Humour help people adapt to stress. Centuries ago Freud pointed out that humour can be used to cope with the stress in life and considered a healthy method. In the book, “Adaptation to Life” by George Valliant humour was found to be effective coping mechanism for professional men under stress. It was evident from several in-depth interviews conducted, for professional men under stress. In the book Pathfinders, Gail shetty reported that humour has positive effect on both men and women in stress. As per the Canadian study, people who can actively access the humour in middle of stress have increased mental resilience.
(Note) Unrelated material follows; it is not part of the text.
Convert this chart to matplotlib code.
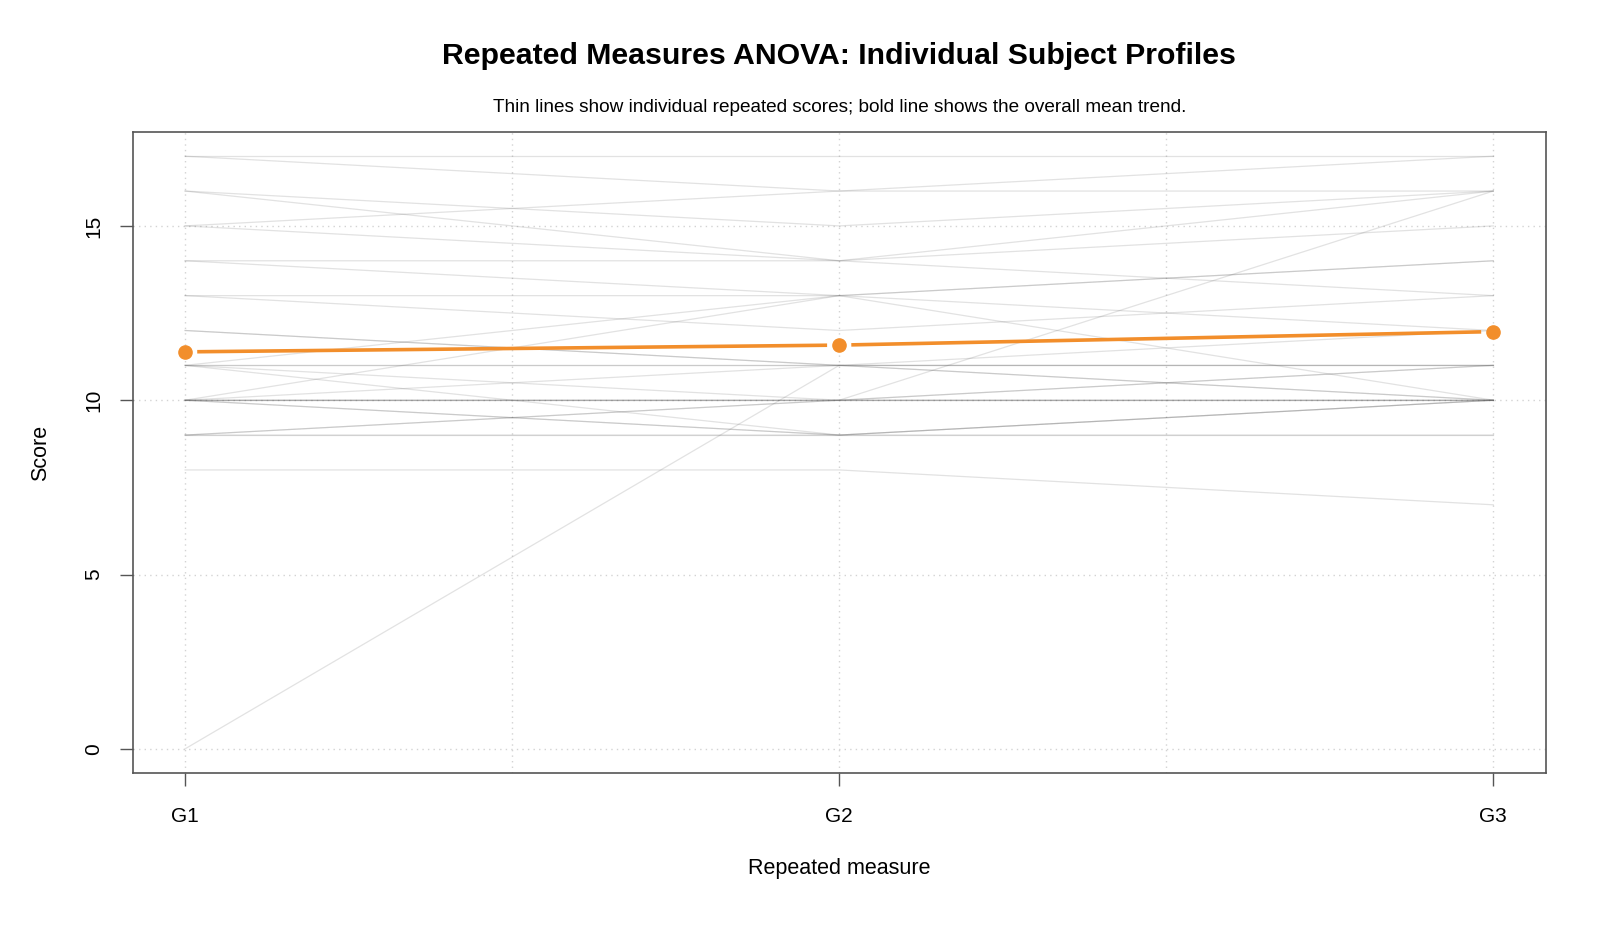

This skill makes a person emotionally flexible as humour distracts them from chain of turbulent thoughts. It improves the mental wellbeing (Chang Tsai & Hsieh, 2013).
Psychological studies with cancer patients showed that the humour and laughter push them to create joy in life. In the study with cancer survivors, both male and female participants narrated stories of humour and describe it as useful strategy to deal with stress. During the period of diagnosis and treatment of life threatening illness, humour helped the cancer patients to regain their identity (Roaldsen et al., 2015). Kim et al. (2015) examined the effect of the therapeutic laugher session on breast cancer patients. As per the results only a single session was effective in reducing stress, depression and anxiety in women caused by breast cancer. The results recommend humour and laugher session as the first line alternative complementary therapy for the breast cancer patients. The patients reported that they could have two hours of pain free sleep due to ten minutes of humour. Humour worked like anaesthesia and relieved physical tension (Nurseslearning.com, 2017).
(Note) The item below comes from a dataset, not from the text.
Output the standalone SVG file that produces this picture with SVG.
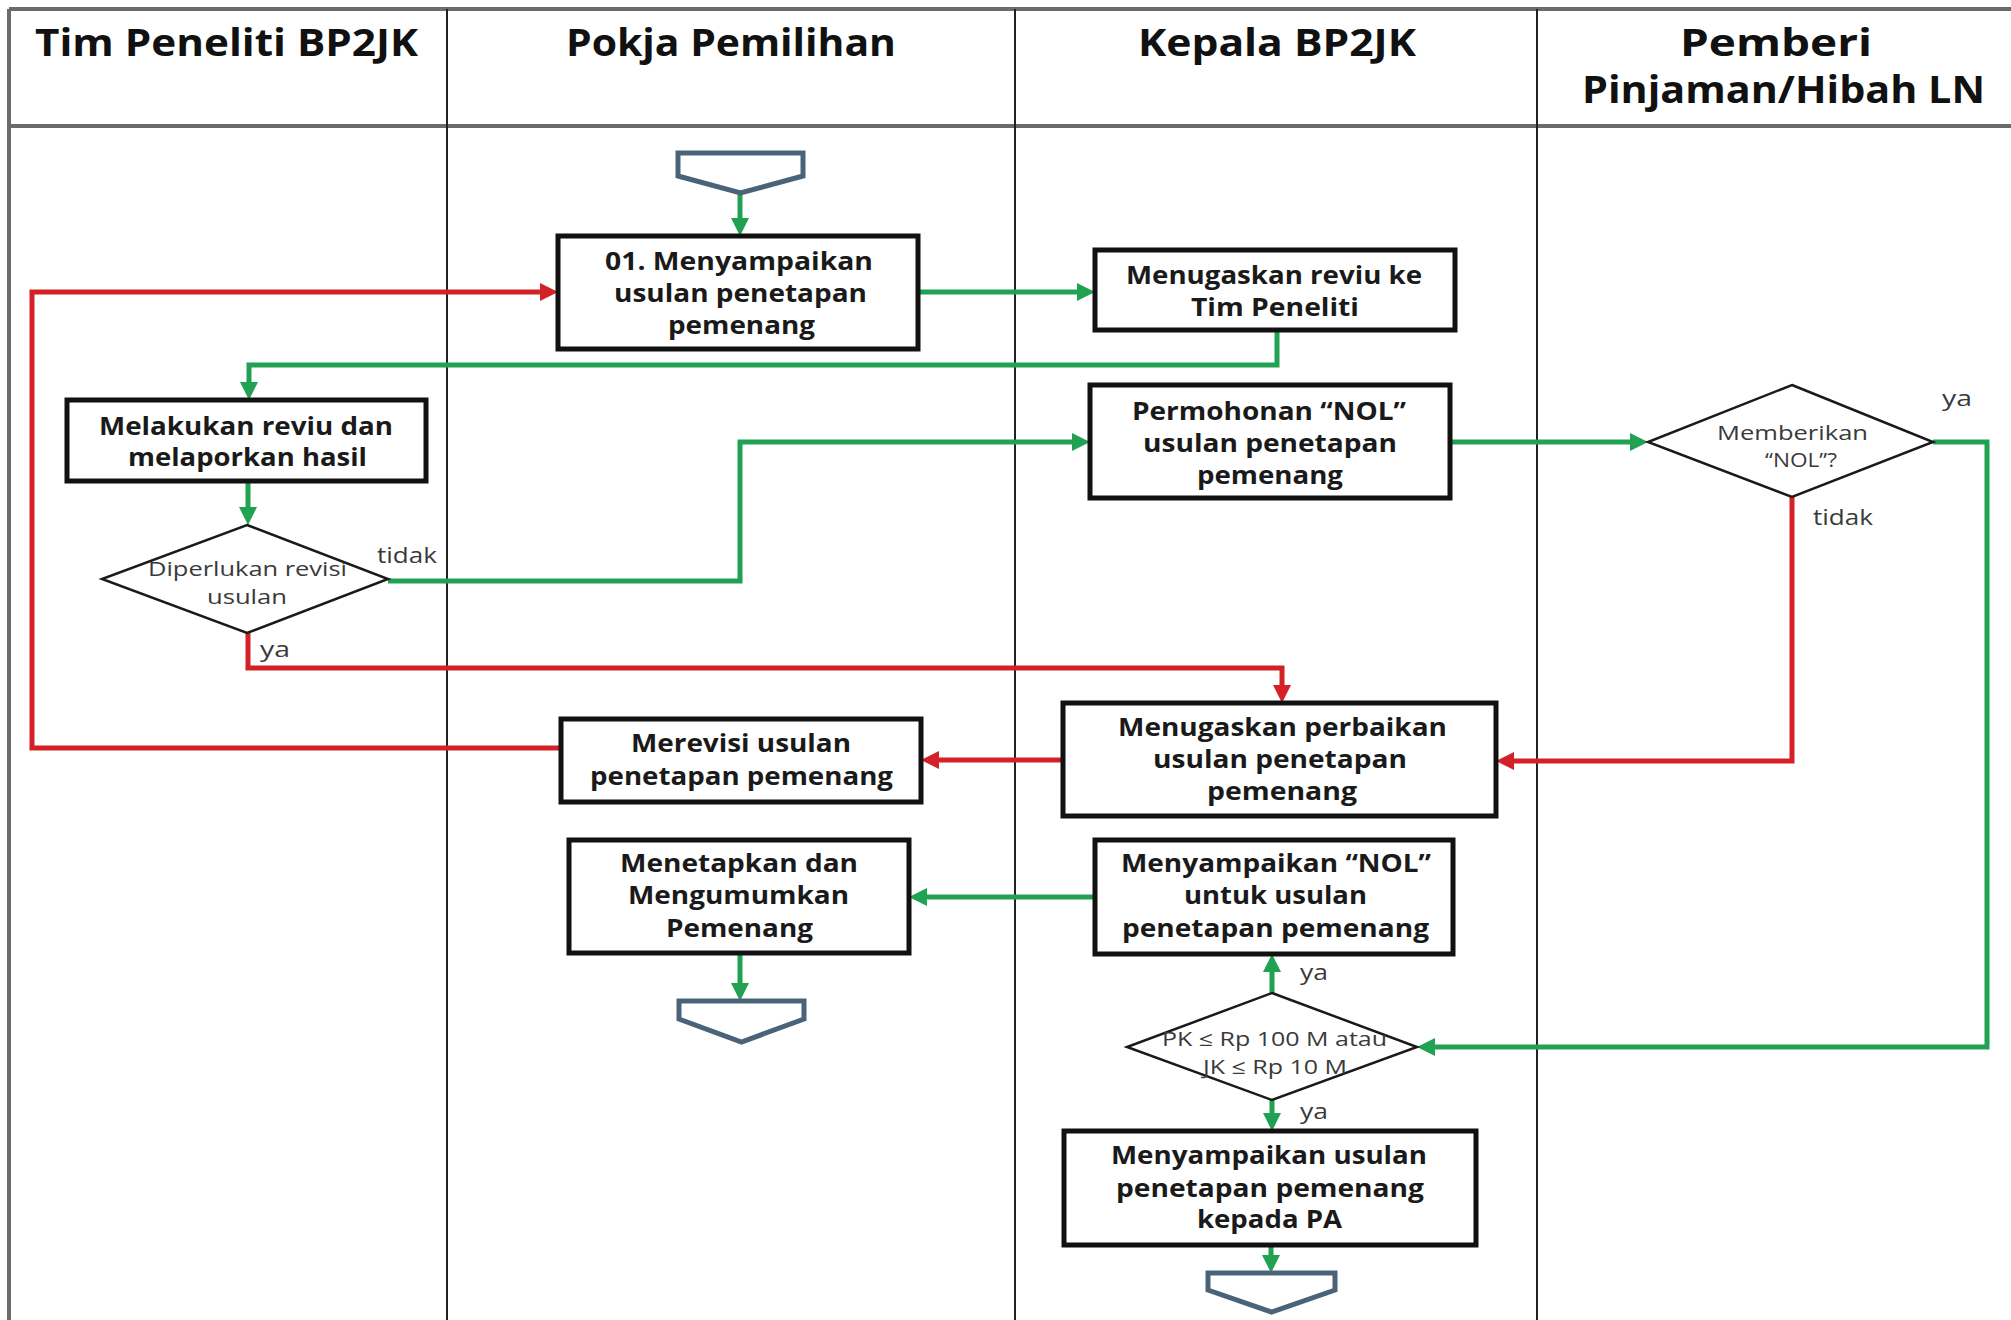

It was evident after more than one session of humour and laughter that the perception of stress changed to positive one. In similar other studies the effect of humour and laughter was evaluated. People in laughter group gained optimistic attitude due to humour and showed less stress. The effect of humour therapy using randomised control trial in two consecutive three months period was evaluated. Humour was found to have many beneficial effects on the Cortisol level in paediatric patients. Patients both men and women, after this intervention focused more on themselves than on others that helped relive stress (Sánchez et al., 2017).
Humour stimulates many organs in the body such as lungs, muscles, heart and others. It can increase the heart rate and blood pressure. As humour cools down the stress response during distress, it gives the relaxed feeling and soothes tension. Humour helps in stimulating the circulation and muscle relaxation and thus reduces the physical symptoms of stress may it be related to illness, profession, or personal life circumstances (Chang Tsai & Hsieh, 2013).
In conclusion humour has beneficial effect on stress in both men and women. Such intervention is recommended for everyone to cope up with stress.
Chang, C., Tsai, G., & Hsieh, C. J. (2013). Psychological, immunological and physiological effects of a Laughing Qigong Program (LQP) on adolescents. Complementary therapies in medicine, 21(6), 660-668.
Kim, S. H., Kim, Y. H., & Kim, H. J. (2015). Laughter and stress relief in cancer patients: a pilot study. Evidence-Based Complementary and Alternative Medicine, 2015.
Nurseslearning.com (2017). Humor and Mental Health: Using Humor to Cope With Stress (Part of Humor and Health Online CEU Course). [online] Nurseslearning.com. Available at: https://www.nurseslearning.com/courses/nrp/nrpcx-w0009/html/body.humor.page7.htm [Accessed 31 Oct. 2017].
Roaldsen, B. L., Sørlie, T., & Lorem, G. F. (2015). Cancer survivors’ experiences of humour while navigating through challenging landscapes–a socio?narrative approach. Scandinavian journal of caring sciences, 29(4), 724-733.
Sánchez, J. C., Echeverri, L. F., Londoño, M. J., Ochoa, S. A., Quiroz, A. F., Romero, C. R., & Ruiz, J. O. (2017). Effects of a Humor Therapy Program on Stress Levels in Pediatric Inpatients. Hospital pediatrics, 7(1), 46-53.